Isolated in a corner of the stage in a large convention room at the Sheraton Hotel in Niagara Falls, Brain LeBlanc sits upon a single chair with his back to an audience of 360 people connected to Schlegel Villages.
The imagery is striking.
Brian has come from his home in Florida to speak on the final day of the organization’s annual Operational Planning retreat from the perspective of someone living with dementia.
Upon that stage, he looks utterly alone. Is this what that diagnosis feels like? Does it force people into the margins, ushering them into solitary seclusion? There is silence as his space is illuminated, and his voice rings out.
“ ‘I know you don’t remember but . . .’ He says. “That was the phrase that my family used to use whenever they would tell me something or they would ask me a question. They didn’t think I would remember anything from a moment before, a week before or a month before, but I did.”
Brian pauses and silence falls over the room once again.
“ ‘So how’s he doing?’
“Those are the words that were spoken by people that know me that I would see in public spaces,’ Brian then recalls. “They would come up to me and tell me ‘Hi,’ and then they would turn to whoever I was with and say, ‘So, how’s he doing?’ They would say it in a hushed tone almost like they didn’t want me to hear them say that.”
“They were afraid I wasn’t going to be able to answer the question.”
He felt like he was shoved in a corner, and after he shares a few more stereotypical phrases he’s all too familiar with he springs from the corner to the middle of the stage and proclaims: “We don’t belong in a corner. We belong right here in the centre!”
Brian speaks with the charisma and charm one might expect from a man who made a career in public relations and marketing, and he speaks from his heart about his experience since diagnosis four years ago.
He shares the reality that on some days, such as this one, he functions at a high level, entirely aware of everything around him. On others, however, such as the day before when he flew into Buffalo, he’s completely at the mercy of his care partner and friend, Carmen.
She filmed him in that state at the airport, later to be shared through social media. This is Brian’s way of sharing truth with the world, his means of challenging myths by letting people see all sides of Alzheimer’s disease and dementia.

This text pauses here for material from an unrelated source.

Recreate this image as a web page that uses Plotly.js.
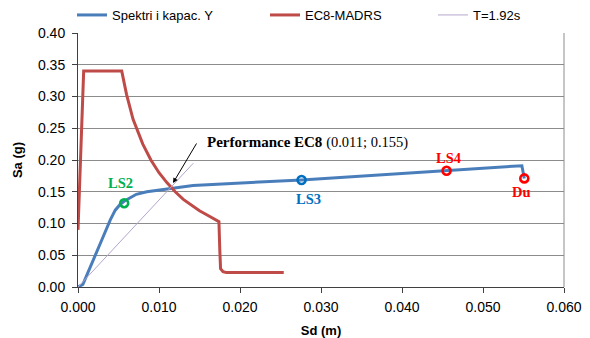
<!DOCTYPE html>
<html>
<head>
<meta charset="utf-8">
<script src="https://cdn.plot.ly/plotly-3.0.1.min.js"></script>
<style>html,body{margin:0;padding:0;background:#fff;}#chart{width:590px;height:338px;}</style>
</head>
<body>
<div id="chart"></div>
<script>
// Capacity spectrum (Spektri i kapac. Y)
const capSd = [0, 0.0006, 0.001, 0.002, 0.003, 0.004, 0.0046, 0.0052, 0.0058, 0.0065, 0.0072, 0.0085, 0.0101, 0.0142, 0.0276, 0.0455, 0.0548, 0.0551];
const capSa = [0, 0.004, 0.016, 0.045, 0.076, 0.106, 0.121, 0.130, 0.136, 0.141, 0.146, 0.150, 0.153, 0.160, 0.1685, 0.183, 0.191, 0.171];

// EC8-MADRS demand spectrum
const ecSd = [0, 0.0007, 0.0054, 0.006, 0.0068, 0.0075, 0.008, 0.009, 0.010, 0.011, 0.012, 0.013, 0.014, 0.015, 0.016, 0.0174, 0.0175, 0.0176, 0.0179, 0.0183, 0.0254];
const ecSa = [0.09, 0.34, 0.34, 0.303, 0.264, 0.240, 0.225, 0.200, 0.180, 0.164, 0.150, 0.138, 0.129, 0.120, 0.113, 0.103, 0.060, 0.029, 0.024, 0.023, 0.023];

// Period line T=1.92s
const tSd = [0, 0.01424];
const tSa = [0, 0.195];

// Limit-state points
const lsNames = ['LS2', 'LS3', 'LS4', 'Du'];
const lsSd = [0.0057, 0.0276, 0.0455, 0.0551];
const lsSa = [0.132, 0.1685, 0.183, 0.171];

// Performance point
const perfSd = 0.011;
const perfSa = 0.155;

// Tick labels
const xTicks = [0, 0.01, 0.02, 0.03, 0.04, 0.05, 0.06];
const yTicks = [0, 0.05, 0.10, 0.15, 0.20, 0.25, 0.30, 0.35, 0.40];

// styles (kept separate from the data)
const lsColors = ['#00b050', '#0070c0', '#ff0000', '#ff0000'];
const lsLabelShift = [[-4, 20], [7, -19], [2, 13], [-3, -14]];

const traces = [
  {x: capSd, y: capSa, type: 'scatter', mode: 'lines', name: 'Spektri i kapac. Y',
   line: {color: '#4a7ebb', width: 3}, legend: 'legend'},
  {x: ecSd, y: ecSa, type: 'scatter', mode: 'lines', name: 'EC8-MADRS',
   line: {color: '#be4b48', width: 3}, legend: 'legend2'},
  {x: tSd, y: tSa, type: 'scatter', mode: 'lines', name: 'T=1.92s',
   line: {color: '#b3a6cc', width: 1}, legend: 'legend3'},
  {x: lsSd, y: lsSa, type: 'scatter', mode: 'markers', showlegend: false,
   marker: {symbol: 'circle-open', size: 8, color: lsColors, line: {width: 2.6, color: lsColors}}}
];

const annotations = lsNames.map((n, i) => ({
  x: lsSd[i], y: lsSa[i], xref: 'x', yref: 'y', text: '<b>' + n + '</b>', showarrow: false,
  xanchor: 'center', yanchor: 'middle',
  xshift: lsLabelShift[i][0], yshift: lsLabelShift[i][1],
  font: {family: 'Liberation Serif, Times New Roman, serif', size: 14.5, color: lsColors[i]}
}));

// arrow to performance point
annotations.push({
  x: 0.01173, y: 0.1638, xref: 'x', yref: 'y', text: ' ', showarrow: true,
  ax: 25, ay: -42, arrowhead: 2, arrowsize: 1, arrowwidth: 1, arrowcolor: '#000', standoff: 0,
  font: {size: 2}
});
annotations.push({
  x: 0.01568, y: 0.2268, xref: 'x', yref: 'y', showarrow: false, xanchor: 'left', yanchor: 'middle',
  text: '<b>Performance EC8</b> <span style="font-size:14.5px">(' + perfSd.toFixed(3) + '; ' + perfSa.toFixed(3) + ')</span>',
  font: {family: 'Liberation Serif, Times New Roman, serif', size: 15, color: '#000'}
});

const layout = {
  width: 590, height: 338,
  margin: {l: 78, r: 26, t: 33, b: 51, pad: 0},
  paper_bgcolor: '#fff', plot_bgcolor: '#fff',
  font: {family: 'Liberation Sans, Arial, sans-serif', size: 14, color: '#000'},
  xaxis: {
    range: [0, 0.06], tickvals: xTicks, tickformat: '.3f',
    showgrid: false, zeroline: false, showline: true, linecolor: '#404040', linewidth: 1,
    ticks: 'outside', ticklen: 5, tickcolor: '#404040', tickwidth: 1,
    tickfont: {size: 14}, ticklabelstandoff: 2,
    title: {text: '<b>Sd (m)</b>', font: {size: 13}, standoff: 12}
  },
  yaxis: {
    range: [0, 0.4], tickvals: yTicks, tickformat: '.2f',
    showgrid: true, gridcolor: '#8c8c8c', gridwidth: 1,
    zeroline: false, showline: true, linecolor: '#404040', linewidth: 1,
    ticks: 'outside', ticklen: 5, tickcolor: '#404040', tickwidth: 1,
    tickfont: {size: 14}, ticklabelstandoff: 4,
    title: {text: '<b>Sa (g)</b>', font: {size: 13}, standoff: 12}
  },
  shapes: [
    {type: 'line', xref: 'paper', yref: 'paper', x0: 1, x1: 1, y0: 0, y1: 1, line: {color: '#8c8c8c', width: 1}}
  ],
  showlegend: true,
  legend: {orientation: 'h', xref: 'container', yref: 'container', x: 72/590, y: 1 - 15/338,
           xanchor: 'left', yanchor: 'middle', font: {size: 13}, bgcolor: 'rgba(0,0,0,0)', borderwidth: 0},
  legend2: {orientation: 'h', xref: 'container', yref: 'container', x: 265/590, y: 1 - 15/338,
           xanchor: 'left', yanchor: 'middle', font: {size: 13}, bgcolor: 'rgba(0,0,0,0)', borderwidth: 0},
  legend3: {orientation: 'h', xref: 'container', yref: 'container', x: 433/590, y: 1 - 15/338,
           xanchor: 'left', yanchor: 'middle', font: {size: 13}, bgcolor: 'rgba(0,0,0,0)', borderwidth: 0},
  annotations: annotations
};

Plotly.newPlot('chart', traces, layout, {displayModeBar: false, staticPlot: true});
</script>
</body>
</html>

He tells the audience about his family history going back to his great grandmother who most assuredly died of Alzheimer’s in the late 1800s, right up to his grandfather, father and mother, who all succumbed to some form of dementia. His mother died four months after he was diagnosed.
This disease is far from an unknown to Brian Leblanc, and he chooses to live well for he believes there is no other choice. “Otherwise we’re letting the disease win,” he says.
And it is entirely possible to live well in the face of this disease.
He enjoys the simple things in life. He takes long drives with Carmen and they often stop along the way to take photos of sunsets or flowers or anything that strikes their eyes, for together they live in each moment. Capturing those images, Brian says, “helps to bring beauty to life. In that moment I have that moment and then I can look back and relive that moment”
He laughs a lot, he and Carmen both. Laughter is the gift that helps us to live well, he says, and to live productively.
And he is grateful; grateful for Carmen; grateful for Alaskan cruises; grateful for good friends who challenge him and offer no slack; and he’s grateful that he can speak to the audience he’s before on this day on behalf of those who no longer can.
“I am so honoured to be in front of an entire organization that (cares for others) day after day after day, and I want to thank you, every single one of you, for what you do,” he says. “There are people that you deal with each and every day that may not remember to thank you, so I’m thanking you for what you do for them.”
He’s thankful to be living well with dementia upon the centre of life’s stage.